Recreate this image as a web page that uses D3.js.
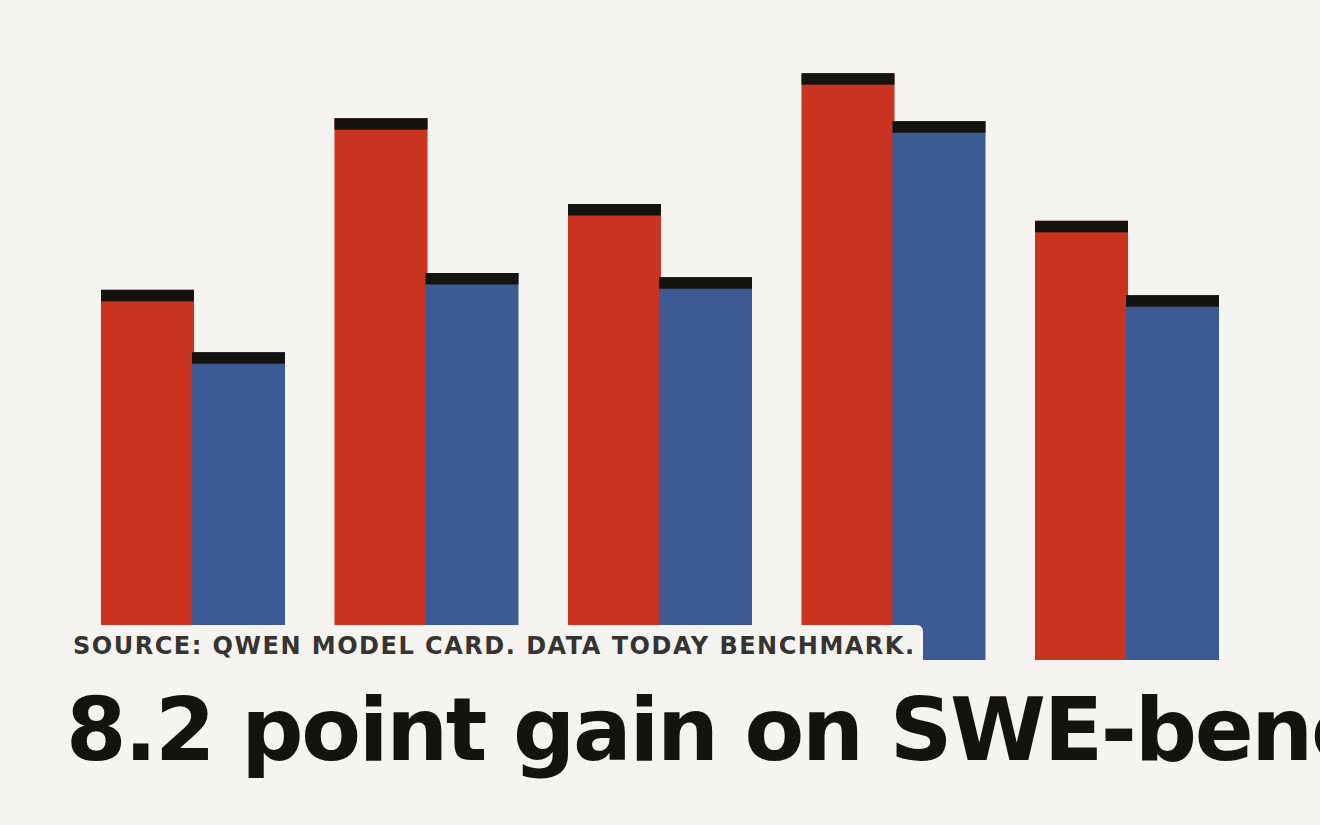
<!DOCTYPE html>
<html>
<head>
<meta charset="utf-8">
<script src="https://cdn.jsdelivr.net/npm/d3@7"></script>
<style>
  html, body { margin: 0; padding: 0; background: #f5f4f0; overflow: hidden; }
  svg { display: block; }
</style>
</head>
<body>
<div id="chart"></div>
<script>
// Benchmarks (no labels shown in the picture), two models per benchmark.
let categories = ["b1", "b2", "b3", "b4", "b5"];
let seriesNames = ["new", "old"];
let newValues = [61.7, 90.3, 76.0, 97.8, 73.2];
let oldValues = [51.3, 64.5, 63.8, 89.8, 60.8];

let titleText = "8.2 point gain on SWE-bench Verified";
let sourceText = "SOURCE: QWEN MODEL CARD. DATA TODAY BENCHMARK.";

let width = 1320, height = 825;
let baseline = 660;

let svg = d3.select("#chart").append("svg")
  .attr("width", width)
  .attr("height", height);

svg.append("rect")
  .attr("width", width).attr("height", height)
  .attr("fill", "#f5f4f0");

// Scales.
let x0 = d3.scaleBand()
  .domain(categories)
  .range([101, 1219])
  .paddingInner(0.212)
  .paddingOuter(0);

let x1 = d3.scaleBand()
  .domain(seriesNames)
  .range([0, x0.bandwidth()])
  .padding(0);

let y = d3.scaleLinear()
  .domain([0, 100])
  .range([baseline, 660 - 600]);

let colors = {new: "#c9331f", old: "#3c5b95"};

let rows = categories.map((c, i) => ({cat: c, values: [
  {key: "new", v: newValues[i]},
  {key: "old", v: oldValues[i]}
]}));

let groups = svg.append("g").attr("class", "bars")
  .selectAll("g")
  .data(rows)
  .enter().append("g")
  .attr("transform", d => `translate(${x0(d.cat)},0)`);

// Main bar body.
groups.selectAll("rect.body")
  .data(d => d.values)
  .enter().append("rect")
  .attr("class", "body")
  .attr("x", d => x1(d.key) - (d.key == "old" ? 1 : 0))
  .attr("y", d => y(d.v))
  .attr("width", x1.bandwidth() + 1)
  .attr("height", d => baseline - y(d.v))
  .attr("fill", d => colors[d.key]);

// Dark cap on top of each bar.
groups.selectAll("rect.cap")
  .data(d => d.values)
  .enter().append("rect")
  .attr("class", "cap")
  .attr("x", d => x1(d.key) - (d.key == "old" ? 1 : 0))
  .attr("y", d => y(d.v))
  .attr("width", x1.bandwidth() + 1)
  .attr("height", 11.5)
  .attr("fill", "#15130f");

// Source label sits on a background-coloured plate over the bar feet.
let plate = svg.append("g").attr("class", "source");
plate.append("path")
  .attr("d", () => {
    let p = d3.path();
    let r = 6, x2 = 923, top = 625;
    p.moveTo(-10, top);
    p.lineTo(x2 - r, top);
    p.arcTo(x2, top, x2, top + r, r);
    p.lineTo(x2, baseline + 1);
    p.lineTo(-10, baseline + 1);
    p.closePath();
    return p.toString();
  })
  .attr("fill", "#f5f4f0");

plate.append("text")
  .attr("x", 73)
  .attr("y", 653.5)
  .attr("font-family", "DejaVu Sans")
  .attr("font-weight", "bold")
  .attr("font-size", 24)
  .attr("letter-spacing", 1.5)
  .attr("fill", "#363430")
  .text(sourceText);

// Headline runs off the right edge, as in the original.
svg.append("text")
  .attr("x", 66)
  .attr("y", 760)
  .attr("font-family", "DejaVu Sans")
  .attr("font-weight", "bold")
  .attr("font-size", 87)
  .attr("letter-spacing", -2.3)
  .attr("fill", "#15130f")
  .text(titleText);
</script>
</body>
</html>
◇ ◇ ◇
STATED GOAL: Return exactly what appears from the opening line of the material through the line with "d => colors[d.key]);", apart from the pictures.

ANSWER IN FULL:
Recreate this image as a web page that uses D3.js.
<!DOCTYPE html>
<html>
<head>
<meta charset="utf-8">
<script src="https://cdn.jsdelivr.net/npm/d3@7"></script>
<style>
  html, body { margin: 0; padding: 0; background: #f5f4f0; overflow: hidden; }
  svg { display: block; }
</style>
</head>
<body>
<div id="chart"></div>
<script>
// Benchmarks (no labels shown in the picture), two models per benchmark.
let categories = ["b1", "b2", "b3", "b4", "b5"];
let seriesNames = ["new", "old"];
let newValues = [61.7, 90.3, 76.0, 97.8, 73.2];
let oldValues = [51.3, 64.5, 63.8, 89.8, 60.8];

let titleText = "8.2 point gain on SWE-bench Verified";
let sourceText = "SOURCE: QWEN MODEL CARD. DATA TODAY BENCHMARK.";

let width = 1320, height = 825;
let baseline = 660;

let svg = d3.select("#chart").append("svg")
  .attr("width", width)
  .attr("height", height);

svg.append("rect")
  .attr("width", width).attr("height", height)
  .attr("fill", "#f5f4f0");

// Scales.
let x0 = d3.scaleBand()
  .domain(categories)
  .range([101, 1219])
  .paddingInner(0.212)
  .paddingOuter(0);

let x1 = d3.scaleBand()
  .domain(seriesNames)
  .range([0, x0.bandwidth()])
  .padding(0);

let y = d3.scaleLinear()
  .domain([0, 100])
  .range([baseline, 660 - 600]);

let colors = {new: "#c9331f", old: "#3c5b95"};

let rows = categories.map((c, i) => ({cat: c, values: [
  {key: "new", v: newValues[i]},
  {key: "old", v: oldValues[i]}
]}));

let groups = svg.append("g").attr("class", "bars")
  .selectAll("g")
  .data(rows)
  .enter().append("g")
  .attr("transform", d => `translate(${x0(d.cat)},0)`);

// Main bar body.
groups.selectAll("rect.body")
  .data(d => d.values)
  .enter().append("rect")
  .attr("class", "body")
  .attr("x", d => x1(d.key) - (d.key == "old" ? 1 : 0))
  .attr("y", d => y(d.v))
  .attr("width", x1.bandwidth() + 1)
  .attr("height", d => baseline - y(d.v))
  .attr("fill", d => colors[d.key]);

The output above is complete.